Let $H$ be some Hermitian $2N\times 2N$ matrix with complex entries. Write it as a block matrix via $$ H=\begin{bmatrix}A & B\\B^\ast & C\end{bmatrix} $$ where $A,B,C$ are $N\times N$ matrices with complex entries and $A,C$ are furthermore Hermitian.
We know easily that $H$ has real eigenvalues and furthermore $$ \|(H-zI)^{-1}\|\leq\frac{1}{|\Im\{z\}|} \qquad(z\in\mathbb{C})$$ where $\|\cdot\|$ is the matrix operator norm.

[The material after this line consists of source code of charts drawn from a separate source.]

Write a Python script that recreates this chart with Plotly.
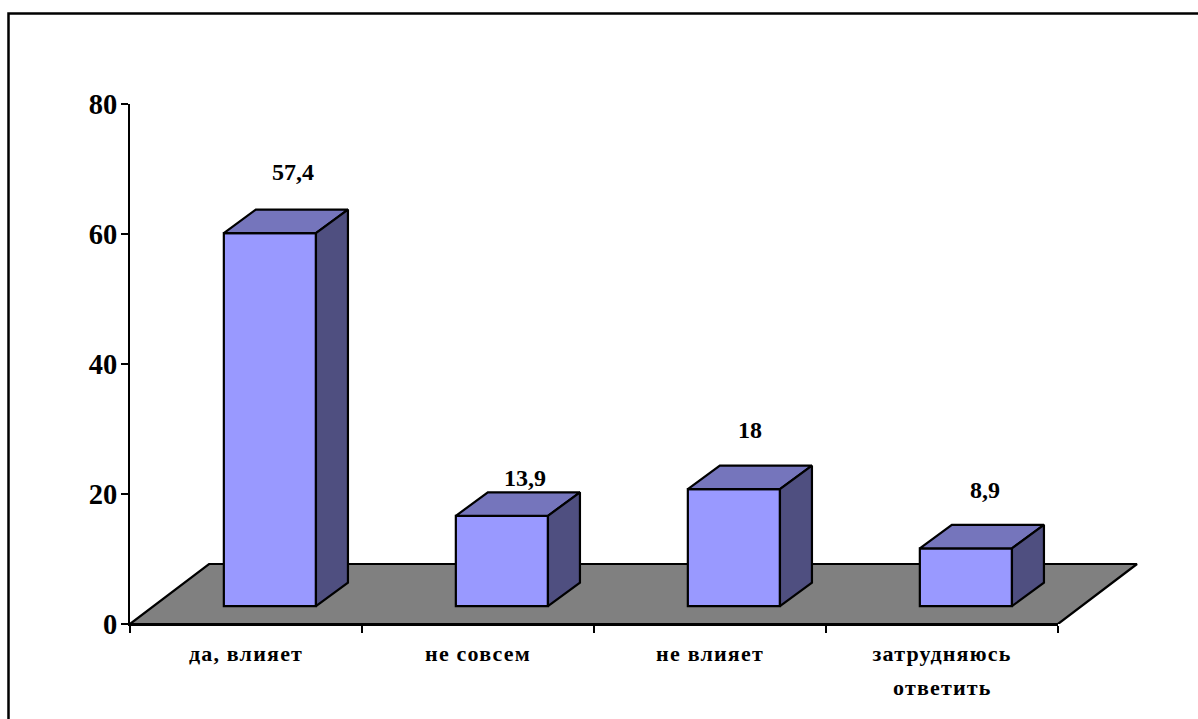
import plotly.graph_objects as go

categories = ["да, влияет", "не совсем", "не влияет", "затрудняюсь"]
second_lines = ["", "", "", "ответить"]
values = [57.4, 13.9, 18, 8.9]
y_ticks = [0, 20, 40, 60, 80]

# plot geometry in axis units
W, H = 1198, 719
L, R, T, B = 130, 1058, 104, 624.5
UNITS_WIDE = (W - L) / ((R - L) / 4)
BAR_C = 0.603
BAR_W = 0.397
BASE = 2.74
DX, DY = 32 / 232, 23.5 / 6.5
FLOOR_DX, FLOOR_DY = 79 / 232, 60 / 6.5
label_x = [0.703, 1.703, 2.672, 3.685]
label_lift = [11.8, 8.3, 11.6, 11.4]

FRONT, TOP, SIDE, FLOOR = "#9999FF", "#7575BC", "#4F4F80", "#808080"
FONT = "Liberation Serif"
CAT_FONT = dict(family=FONT, size=22, color="black", weight="bold")
SPACING = 1.2
EDGE = dict(color="black", width=2.2)

def spaced(t, px):
    return f'<span style="letter-spacing:{px}px">{t}</span>'

fig = go.Figure()

# floor on the wide hidden x axis, drawn first
fig.add_trace(go.Scatter(
    x=[0, FLOOR_DX, 4 + FLOOR_DX, 4, 0], y=[0, FLOOR_DY, FLOOR_DY, 0, 0],
    mode="lines", fill="toself", fillcolor=FLOOR, cliponaxis=False,
    line=EDGE, hoverinfo="skip", showlegend=False))

x_front = [i + BAR_C for i in range(len(values))]
fig.add_trace(go.Bar(
    x=x_front, y=values, base=BASE, width=BAR_W, xaxis="x2", yaxis="y",
    marker=dict(color=FRONT, line=EDGE), showlegend=False))

for xc, v in zip(x_front, values):
    x0, x1 = xc - BAR_W / 2, xc + BAR_W / 2
    t = BASE + v
    fig.add_trace(go.Scatter(
        x=[x0, x0 + DX, x1 + DX, x1, x0], y=[t, t + DY, t + DY, t, t],
        xaxis="x2", yaxis="y", mode="lines", fill="toself", fillcolor=TOP,
        line=EDGE, cliponaxis=False, hoverinfo="skip", showlegend=False))
    fig.add_trace(go.Scatter(
        x=[x1, x1 + DX, x1 + DX, x1, x1], y=[t, t + DY, BASE + DY, BASE, t],
        xaxis="x2", yaxis="y", mode="lines", fill="toself", fillcolor=SIDE,
        line=EDGE, cliponaxis=False, hoverinfo="skip", showlegend=False))

fig.add_trace(go.Scatter(
    x=label_x, y=[v + d for v, d in zip(values, label_lift)],
    text=[str(v).replace(".", ",") for v in values],
    xaxis="x2", yaxis="y", mode="text", textposition="middle center",
    textfont=dict(family=FONT, size=24, color="black", weight="bold"),
    cliponaxis=False, hoverinfo="skip", showlegend=False))

px = lambda x: (x - L) / (W - L)
py = lambda y: (B - y) / (B - T)

# second lines of the category labels
annotations = [
    dict(x=i + 0.5, y=py(688), xref="x2", yref="paper", yanchor="middle",
         text=spaced(s, SPACING), showarrow=False, font=CAT_FONT)
    for i, s in enumerate(second_lines) if s
]

border_x, border_y = 8.5, 13.5
shapes = [dict(type="path", xref="paper", yref="paper",
               path=f"M {px(W + 5)} {py(border_y)} L {px(border_x)} {py(border_y)} L {px(border_x)} {py(H + 5)}",
               line=dict(color="black", width=2.5), layer="above")]

fig.update_layout(
    width=W, height=H, margin=dict(l=L, r=0, t=T, b=H - B, pad=0),
    paper_bgcolor="white", plot_bgcolor="rgba(0,0,0,0)", showlegend=False, barmode="overlay",
    font=dict(family=FONT, color="black"),
    xaxis=dict(range=[0, UNITS_WIDE], domain=[0, 1], visible=False),
    xaxis2=dict(range=[0, 4], domain=[0, (R - L) / (W - L)], anchor="y",
                tickmode="array", tickvals=[i + 0.5 for i in range(4)],
                ticktext=[spaced(c, SPACING) for c in categories], ticks="", ticklen=0,
                tickfont=CAT_FONT,
                showgrid=False, zeroline=False, showline=True, linecolor="black", linewidth=2,
                ticklabelstandoff=9, layer="above traces",
                minor=dict(ticks="outside", ticklen=7, tickwidth=2, tickcolor="black",
                           tickmode="array", tickvals=list(range(5)), showgrid=False)),
    yaxis=dict(range=[0, 80], tickmode="array", tickvals=y_ticks, ticks="outside", ticklen=7,
               tickwidth=2, tickcolor="black",
               tickfont=dict(family=FONT, size=28.5, color="black", weight="bold"),
               showgrid=False, zeroline=False, showline=True, linecolor="black", linewidth=2,
               ticklabelstandoff=-2, layer="above traces"),
    annotations=annotations, shapes=shapes, hovermode=False,
)

fig.write_html("out.html", config=dict(displayModeBar=False),
               post_script="document.body.style.margin='0';document.body.style.overflow='hidden';")
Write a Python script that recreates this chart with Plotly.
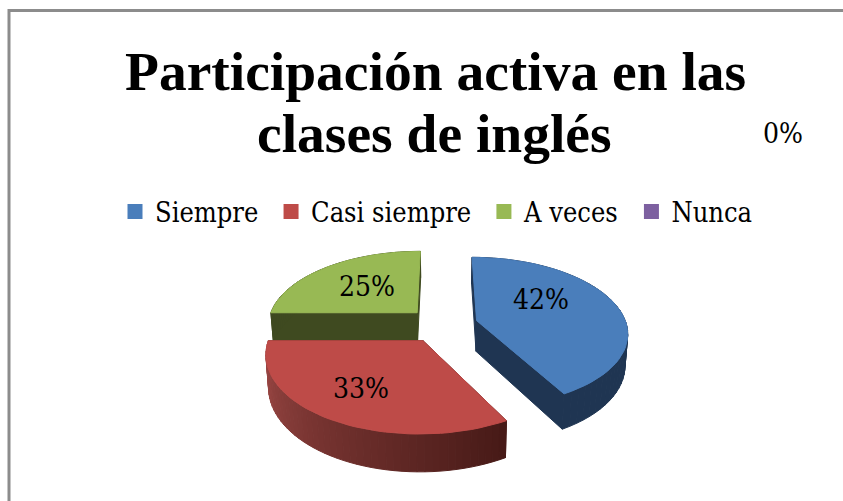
import math
import plotly.graph_objects as go

# --- data ---
categories = ["Siempre", "Casi siempre", "A veces", "Nunca"]
values = [42, 33, 25, 0]
labels = ["42%", "33%", "25%", "0%"]
top_colors = ["#4a7ebb", "#be4b48", "#98b954", "#7d60a0"]
side_colors = ["#1f3552", None, "#3f4a20", "#3d2c52"]
title_lines = ["Participación activa en las", "clases de inglés"]

# --- view of the tilted pie ---
CX, CY = 442, 325
RX, RY = 150, 74
PERSP = 0.15
DEPTH = 31
EXPLODE = 0.24


def project(gx, gy, z=0.0):
    w = 1 + PERSP * gy
    shrink = 1 - 0.015 * z
    return CX + RX * gx / w * shrink, CY - RY * gy / w + DEPTH * z / w


def polar(a):
    return math.sin(a), math.cos(a)


def poly(points, color):
    xs = [p[0] for p in points] + [points[0][0]]
    ys = [p[1] for p in points] + [points[0][1]]
    return go.Scatter(x=xs, y=ys, mode="lines", fill="toself", fillcolor=color,
                      line=dict(color=color, width=1), hoverinfo="skip",
                      showlegend=False)


def lerp_hex(c1, c2, t):
    a = [int(c1[i:i + 2], 16) for i in (1, 3, 5)]
    b = [int(c2[i:i + 2], 16) for i in (1, 3, 5)]
    return "#%02x%02x%02x" % tuple(round(u + (v - u) * t) for u, v in zip(a, b))


fig = go.Figure()
total = sum(values)
spans = []
start = 0.0
for v in values:
    end = start + v / total * 2 * math.pi
    spans.append((start, end))
    start = end

for idx in (2, 0, 1):   # back to front
    a0, a1 = spans[idx]
    mid = (a0 + a1) / 2
    ox, oy = polar(mid)
    ox, oy = ox * EXPLODE, oy * EXPLODE
    n = 48
    angles = [a0 + (a1 - a0) * i / n for i in range(n + 1)]
    ground = [(ox + polar(a)[0], oy + polar(a)[1]) for a in angles]

    def face_color(i):
        if side_colors[idx] is not None:
            return side_colors[idx]
        return lerp_hex("#a64d4a", "#471a17", (i / (n - 1)) ** 0.9)

    base = side_colors[idx] or "#471a17"
    for g in (ground[0], ground[-1]):
        fig.add_trace(poly([project(ox, oy), project(*g), project(*g, 1), project(ox, oy, 1)], base))
    order = range(n - 1, -1, -1) if idx == 1 else range(n)
    for i in order:
        g0, g1 = ground[i], ground[i + 1]
        fig.add_trace(poly([project(*g0), project(*g1), project(*g1, 1), project(*g0, 1)],
                           face_color(n - 1 - i)))
    fig.add_trace(poly([project(ox, oy)] + [project(*g) for g in ground], top_colors[idx]))

for name, col in zip(categories, top_colors):
    fig.add_trace(go.Scatter(x=[None], y=[None], mode="markers", name=name + "\u00a0",
                             marker=dict(symbol="square", size=15, color=col)))

BODY = "DejaVu Serif Condensed"
HEAD = "Liberation Serif"
fig.add_trace(go.Scatter(
    x=[541, 361, 367, 783], y=[302, 391, 289, 136], mode="text", text=labels,
    textfont=dict(family=BODY, size=28, color="#000000"),
    hoverinfo="skip", showlegend=False))

fig.update_layout(
    width=843, height=501, autosize=False,
    margin=dict(l=0, r=0, t=0, b=0),
    paper_bgcolor="white", plot_bgcolor="white",
    xaxis=dict(range=[0, 843], visible=False, fixedrange=True),
    yaxis=dict(range=[501, 0], visible=False, fixedrange=True),
    annotations=[
        dict(text=title_lines[0], x=435, y=71, xref="x", yref="y", showarrow=False,
             xanchor="center", yanchor="middle",
             font=dict(family=HEAD, size=55.5, color="#000000", weight="bold")),
        dict(text=title_lines[1], x=434, y=133, xref="x", yref="y", showarrow=False,
             xanchor="center", yanchor="middle",
             font=dict(family=HEAD, size=55.5, color="#000000", weight="bold")),
    ],
    legend=dict(orientation="h", x=440 / 843, xanchor="center", y=1 - 212 / 501, yanchor="middle",
                font=dict(family=BODY, size=27, color="#000000"), bgcolor="rgba(0,0,0,0)",
                itemwidth=30),
    shapes=[dict(type="path", xref="x", yref="y",
                 path="M 9 501 L 9 10.5 L 843 10.5",
                 line=dict(color="#8c8c8c", width=3))],
)
fig.write_html("out.html", config=dict(displayModeBar=False),
               post_script="document.body.style.margin='0';document.body.style.overflow='hidden';")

Can this knowledge somehow be used to assert the existence of the Schur complement for $$H-zI\,?$$
What I mean is as follows: We write $$ H-zI = \begin{bmatrix}A-zI & B\\B^\ast & C-zI\end{bmatrix} $$ and the Schur formula says that if the Schur complement $$S(z) \equiv A-zId-B(C-zI)^{-1}B^\ast $$ is invertible and so is $C-zI$ (which is trivial if $\Im\{z\}\neq 0$ as $C$ is Hermitian) then $$ (H-zI)^{-1} = \begin{bmatrix}S(z)^{-1} & -S(z)^{-1}B(C-zI)^{-1}\\-(C-zI)^{-1}B^\ast S(z)^{-1} & (C-zI)^{-1}+(C-zI)^{-1}B^\ast S(z)^{-1}B(C-zI)^{-1}\end{bmatrix} \,. $$
However, for $z\notin\mathbb{R}$, the Hermitian nature of $H$ somehow can't seem to be immediately used for the invertibility of $S(z)$ since $S(z)$ is not Hermitian when $z\notin\mathbb{R}$. Indeed, we have $$ [(C-zI)^{-1}]^\ast = (C-\bar{z}I)^{-1}\,. $$
So it seems like to conclude that $S(z)$ is invertible off the real axis we must require that $$\|B\| < |\Im\{z\}|\,,$$ i.e., we cannot get all the way down to the real axis. Is there a way around this, to conclude that there is always a Schur-complement arbitrarily near to the real axis?